Your task
The lines to extract run from the first line of the material below to the line containing "const groupOffset = x.bandwidth()", both included; leave the pictures behind.
* * * * * * *
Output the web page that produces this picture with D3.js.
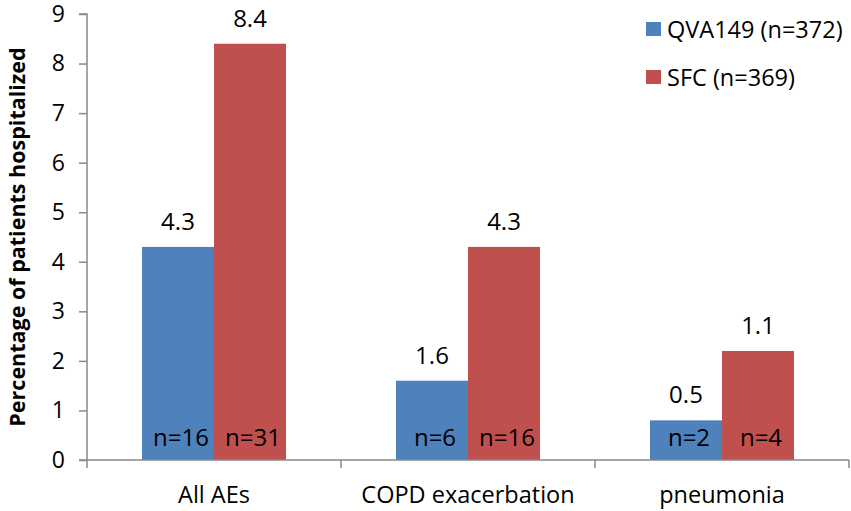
<!DOCTYPE html>
<html>
<head>
<meta charset="utf-8">
<script src="https://cdn.jsdelivr.net/npm/d3@7"></script>
<style>
  html, body { margin: 0; padding: 0; background: #fff; }
  svg { display: block; font-family: "Open Sans", sans-serif; }
</style>
</head>
<body>
<svg id="chart" width="851" height="511"></svg>
<script>
const categories = ["All AEs", "COPD exacerbation", "pneumonia"];
const seriesNames = ["QVA149 (n=372)", "SFC (n=369)"];
const seriesColors = ["#4F81BD", "#C0504D"];
// bar heights as drawn
const qvaValues = [4.3, 1.6, 0.8];
const sfcValues = [8.4, 4.3, 2.2];
// printed labels
const qvaLabels = ["4.3", "1.6", "0.5"];
const sfcLabels = ["8.4", "4.3", "1.1"];
const qvaCounts = ["n=16", "n=6", "n=2"];
const sfcCounts = ["n=31", "n=16", "n=4"];
const yTicks = [0, 1, 2, 3, 4, 5, 6, 7, 8, 9];
const yTitle = "Percentage of patients hospitalized";

const series = [
  { name: seriesNames[0], color: seriesColors[0], values: qvaValues, labels: qvaLabels, counts: qvaCounts },
  { name: seriesNames[1], color: seriesColors[1], values: sfcValues, labels: sfcLabels, counts: sfcCounts }
];

const svg = d3.select("#chart");
const margin = { left: 87, right: 2, top: 14, bottom: 51 };
const W = 851, H = 511;

const x = d3.scaleBand().domain(categories).range([margin.left, W - margin.right]).paddingInner(0).paddingOuter(0);
const y = d3.scaleLinear().domain([0, 9]).range([H - margin.bottom, margin.top]);
const groupFrac = 0.567;
const inner = d3.scaleBand().domain([0, 1]).range([0, x.bandwidth() * groupFrac]).padding(0);
const groupOffset = x.bandwidth() * (1 - groupFrac) / 2;

// bars
series.forEach((s, si) => {
  const g = svg.append("g");
  g.selectAll("rect").data(categories).join("rect")
    .attr("x", (c) => x(c) + groupOffset + inner(si))
    .attr("y", (c, i) => y(s.values[i]))
    .attr("width", inner.bandwidth())
    .attr("height", (c, i) => y(0) - y(s.values[i]))
    .attr("fill", s.color);
  g.selectAll("text.val").data(categories).join("text")
    .attr("class", "val")
    .attr("x", (c) => x(c) + groupOffset + inner(si) + inner.bandwidth() / 2)
    .attr("y", (c, i) => y(s.values[i]) - 17)
    .attr("text-anchor", "middle")
    .attr("font-size", 24)
    .attr("fill", "#000")
    .text((c, i) => s.labels[i]);
  g.selectAll("text.cnt").data(categories).join("text")
    .attr("class", "cnt")
    .attr("x", (c) => x(c) + groupOffset + inner(si) + inner.bandwidth() / 2 + 3)
    .attr("y", y(0) - 14)
    .attr("text-anchor", "middle")
    .attr("font-size", 24)
    .attr("fill", "#000")
    .text((c, i) => s.counts[i]);
});

// y axis
const yAxis = d3.axisLeft(y).tickValues(yTicks).tickSize(8).tickPadding(14).tickFormat(d3.format("d"));
const yg = svg.append("g").attr("transform", `translate(${margin.left},0)`).call(yAxis);
yg.select(".domain").attr("stroke", "#888").attr("stroke-width", 1.5);
yg.selectAll(".tick line").attr("stroke", "#888").attr("stroke-width", 1.5);
yg.selectAll(".tick text").attr("font-size", 23).attr("font-family", "Open Sans, sans-serif").attr("fill", "#000");
yg.select(".domain").attr("d", `M-8,${y(9)}H0V${y(0)}`);

// x axis
const xg = svg.append("g").attr("transform", `translate(0,${y(0)})`);
xg.append("line").attr("x1", margin.left - 8).attr("x2", W - margin.right)
  .attr("y1", 0).attr("y2", 0).attr("stroke", "#888").attr("stroke-width", 1.5);
const boundaries = [x(categories[0])].concat(categories.map(c => x(c) + x.bandwidth()));
xg.selectAll("line.tk").data(boundaries).join("line").attr("class", "tk")
  .attr("x1", d => d).attr("x2", d => d).attr("y1", 0).attr("y2", 8)
  .attr("stroke", "#888").attr("stroke-width", 1.5);
xg.selectAll("text").data(categories).join("text")
  .attr("x", c => x(c) + x.bandwidth() / 2)
  .attr("y", 43)
  .attr("text-anchor", "middle")
  .attr("font-size", 23.5)
  .attr("fill", "#000")
  .text(c => c);

// y title
svg.append("text")
  .attr("transform", `translate(25,${(y(0) + y(9)) / 2}) rotate(-90)`)
  .attr("text-anchor", "middle")
  .attr("font-size", 21.5)
  .attr("font-weight", "bold")
  .attr("fill", "#000")
  .text(yTitle);

// legend
const lg = svg.append("g").attr("transform", "translate(646,22)");
series.forEach((s, i) => {
  const row = lg.append("g").attr("transform", `translate(0,${i * 48})`);
  row.append("rect").attr("width", 15).attr("height", 14).attr("fill", s.color);
  row.append("text").attr("x", 21).attr("y", 16).attr("font-size", 23.5).attr("fill", "#000").text(s.name);
});
</script>
</body>
</html>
* * * * * * *
Response to this exercise
Output the web page that produces this picture with D3.js.
<!DOCTYPE html>
<html>
<head>
<meta charset="utf-8">
<script src="https://cdn.jsdelivr.net/npm/d3@7"></script>
<style>
  html, body { margin: 0; padding: 0; background: #fff; }
  svg { display: block; font-family: "Open Sans", sans-serif; }
</style>
</head>
<body>
<svg id="chart" width="851" height="511"></svg>
<script>
const categories = ["All AEs", "COPD exacerbation", "pneumonia"];
const seriesNames = ["QVA149 (n=372)", "SFC (n=369)"];
const seriesColors = ["#4F81BD", "#C0504D"];
// bar heights as drawn
const qvaValues = [4.3, 1.6, 0.8];
const sfcValues = [8.4, 4.3, 2.2];
// printed labels
const qvaLabels = ["4.3", "1.6", "0.5"];
const sfcLabels = ["8.4", "4.3", "1.1"];
const qvaCounts = ["n=16", "n=6", "n=2"];
const sfcCounts = ["n=31", "n=16", "n=4"];
const yTicks = [0, 1, 2, 3, 4, 5, 6, 7, 8, 9];
const yTitle = "Percentage of patients hospitalized";

const series = [
  { name: seriesNames[0], color: seriesColors[0], values: qvaValues, labels: qvaLabels, counts: qvaCounts },
  { name: seriesNames[1], color: seriesColors[1], values: sfcValues, labels: sfcLabels, counts: sfcCounts }
];

const svg = d3.select("#chart");
const margin = { left: 87, right: 2, top: 14, bottom: 51 };
const W = 851, H = 511;

const x = d3.scaleBand().domain(categories).range([margin.left, W - margin.right]).paddingInner(0).paddingOuter(0);
const y = d3.scaleLinear().domain([0, 9]).range([H - margin.bottom, margin.top]);
const groupFrac = 0.567;
const inner = d3.scaleBand().domain([0, 1]).range([0, x.bandwidth() * groupFrac]).padding(0);
const groupOffset = x.bandwidth() * (1 - groupFrac) / 2;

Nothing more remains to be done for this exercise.